Ah, GBL is the category you're looking for, the devil is in the details!

General is just that, GENERAL. It covers everything that might go wrong!

First, understand I am NOT an insurance broker nor am I trained in insurance in any way. I have owned my own businesses for the past, um, 40 or so years.

You need to look at questions such as:

Do you have, or expect to have, employees driving company owned vehicles?
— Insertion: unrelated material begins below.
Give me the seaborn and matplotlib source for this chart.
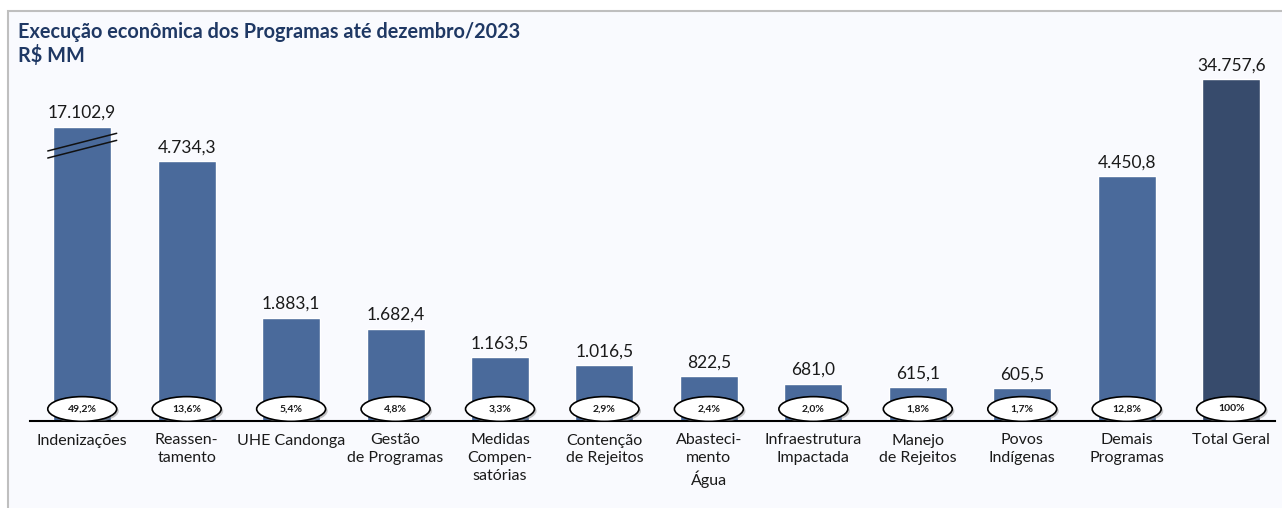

Oh, then you need vehicle liability insurance for employee driver(s)
Do you serve alcohol?
Do you need "water damage" coverage?
What about "fire and extended coverage"?
Oh yes, what about theft, especially for caterers, by employees, or someone else that you have to defend.
Suppose an employee engages in an illegal activity while on a job, say selling drugs, are you covered and to what extent?
and the list goes on, and on, and on...
Insurance should cover you for not only your normal activities, but also unexpected and unplanned events and it is unique to your business, IMHO.

I carry "Personal Chef liability insurance" from The Hartford (in the neighborhood of $500/year), It is NOT the same as a restaurant liability insurance (varies, but starts around
$1,200/year and goes up) (I know this because I've had both) nor a caterer's liability insurance (really varies, depends on on-site or off-site, you may need additional insured certificates for actual events) (again, I've had both) but I can obtain a "rider" for special catering events if I need to.

IMHO, there is NO "cookie cutter" GBL policy that will protect YOU, you have to customize it for your business, that's why there are brokers, find one that specializes in your area of business and treat them like your attorney, accountant, doctor, or most trusted friend.


----------



## brian964 (May 7, 2011)

There is no company that offers the best deal for every person. You have to get quotes from different companies online and see which companies can provide you with the best price: http://www.quotes-center.com/business-insurance-quotes.html


----------



## jewelsandaj (May 6, 2011)

Hi All, 

Thanks so much for the advice! I will be looking into all your leads and suggestions.

Happy Cooking!

Jewels


----------



## tastycreations (Oct 19, 2012)

I found that Wells Fargo is a option to I am not sure of the details of what all is covered and as PeteMcCracken said the devil is in the fine print, but I bank with Wells Fargo only Personally as of now I am doing research on banks, insurance, and alot of other things. but Travelrs, and Hartford are advertised very well to small to large corporations.......


----------